Pictures stay out of the copy; set down each line of the listing below exactly.

======== Supplied information

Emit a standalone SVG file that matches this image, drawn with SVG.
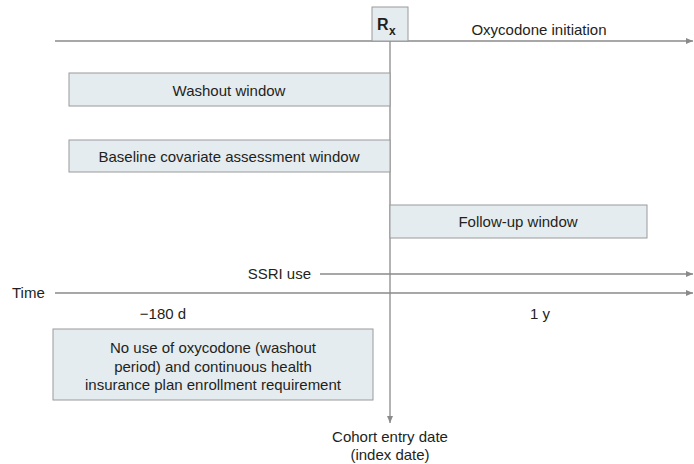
<svg xmlns="http://www.w3.org/2000/svg" width="694" height="464" viewBox="0 0 694 464">
<defs>
<style>
text{font-family:"Liberation Sans",Arial,sans-serif;font-size:15px;fill:#231f20}
.box{fill:#e5ecf0;stroke:#9a9a9a;stroke-width:1}
.ln{stroke:#8a8a8a;stroke-width:1.3;fill:none}
.mid{text-anchor:middle}
</style>
<marker id="ah" markerWidth="8" markerHeight="8" refX="7" refY="4" orient="auto" markerUnits="userSpaceOnUse">
<path d="M0,1 L7,4 L0,7 Z" fill="#8a8a8a"/>
</marker>
</defs>
<rect width="694" height="464" fill="#fff"/>
<g id="connectors">
<line class="ln" x1="55" y1="41" x2="693" y2="41" marker-end="url(#ah)"/>
<line class="ln" x1="390" y1="41" x2="390" y2="423" marker-end="url(#ah)"/>
<line class="ln" x1="320" y1="274" x2="693" y2="274" marker-end="url(#ah)"/>
<line class="ln" x1="55" y1="293" x2="693" y2="293" marker-end="url(#ah)"/>
</g>
<g id="rx">
<rect class="box" x="372" y="7" width="36" height="34"/>
<text x="377" y="30" style="font-weight:bold;font-size:16px">R</text>
<text x="389" y="35" style="font-weight:bold;font-size:12px">x</text>
</g>
<g id="oxy"><text class="mid" x="539" y="35">Oxycodone initiation</text></g>
<g id="washout">
<rect class="box" x="69" y="73" width="321" height="33"/>
<text class="mid" x="229" y="96">Washout window</text>
</g>
<g id="baseline">
<rect class="box" x="69" y="140" width="321" height="32"/>
<text class="mid" x="229" y="162">Baseline covariate assessment window</text>
</g>
<g id="followup">
<rect class="box" x="390" y="205" width="257" height="33"/>
<text class="mid" x="518" y="227">Follow-up window</text>
</g>
<g id="ssri"><text x="311" y="279" text-anchor="end">SSRI use</text></g>
<g id="time"><text x="12" y="298">Time</text></g>
<g id="m180"><text class="mid" x="163" y="319">−180 d</text></g>
<g id="y1"><text class="mid" x="540" y="319">1 y</text></g>
<g id="nouse">
<rect class="box" x="53" y="329" width="320" height="71"/>
<text class="mid" x="213" y="353">No use of oxycodone (washout</text>
<text class="mid" x="213" y="372">period) and continuous health</text>
<text class="mid" x="213" y="390">insurance plan enrollment requirement</text>
</g>
<g id="cohort">
<text class="mid" x="390" y="442">Cohort entry date</text>
<text class="mid" x="390" y="460">(index date)</text>
</g>
</svg>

================

**Result below:**
Emit a standalone SVG file that matches this image, drawn with SVG.
<svg xmlns="http://www.w3.org/2000/svg" width="694" height="464" viewBox="0 0 694 464">
<defs>
<style>
text{font-family:"Liberation Sans",Arial,sans-serif;font-size:15px;fill:#231f20}
.box{fill:#e5ecf0;stroke:#9a9a9a;stroke-width:1}
.ln{stroke:#8a8a8a;stroke-width:1.3;fill:none}
.mid{text-anchor:middle}
</style>
<marker id="ah" markerWidth="8" markerHeight="8" refX="7" refY="4" orient="auto" markerUnits="userSpaceOnUse">
<path d="M0,1 L7,4 L0,7 Z" fill="#8a8a8a"/>
</marker>
</defs>
<rect width="694" height="464" fill="#fff"/>
<g id="connectors">
<line class="ln" x1="55" y1="41" x2="693" y2="41" marker-end="url(#ah)"/>
<line class="ln" x1="390" y1="41" x2="390" y2="423" marker-end="url(#ah)"/>
<line class="ln" x1="320" y1="274" x2="693" y2="274" marker-end="url(#ah)"/>
<line class="ln" x1="55" y1="293" x2="693" y2="293" marker-end="url(#ah)"/>
</g>
<g id="rx">
<rect class="box" x="372" y="7" width="36" height="34"/>
<text x="377" y="30" style="font-weight:bold;font-size:16px">R</text>
<text x="389" y="35" style="font-weight:bold;font-size:12px">x</text>
</g>
<g id="oxy"><text class="mid" x="539" y="35">Oxycodone initiation</text></g>
<g id="washout">
<rect class="box" x="69" y="73" width="321" height="33"/>
<text class="mid" x="229" y="96">Washout window</text>
</g>
<g id="baseline">
<rect class="box" x="69" y="140" width="321" height="32"/>
<text class="mid" x="229" y="162">Baseline covariate assessment window</text>
</g>
<g id="followup">
<rect class="box" x="390" y="205" width="257" height="33"/>
<text class="mid" x="518" y="227">Follow-up window</text>
</g>
<g id="ssri"><text x="311" y="279" text-anchor="end">SSRI use</text></g>
<g id="time"><text x="12" y="298">Time</text></g>
<g id="m180"><text class="mid" x="163" y="319">−180 d</text></g>
<g id="y1"><text class="mid" x="540" y="319">1 y</text></g>
<g id="nouse">
<rect class="box" x="53" y="329" width="320" height="71"/>
<text class="mid" x="213" y="353">No use of oxycodone (washout</text>
<text class="mid" x="213" y="372">period) and continuous health</text>
<text class="mid" x="213" y="390">insurance plan enrollment requirement</text>
</g>
<g id="cohort">
<text class="mid" x="390" y="442">Cohort entry date</text>
<text class="mid" x="390" y="460">(index date)</text>
</g>
</svg>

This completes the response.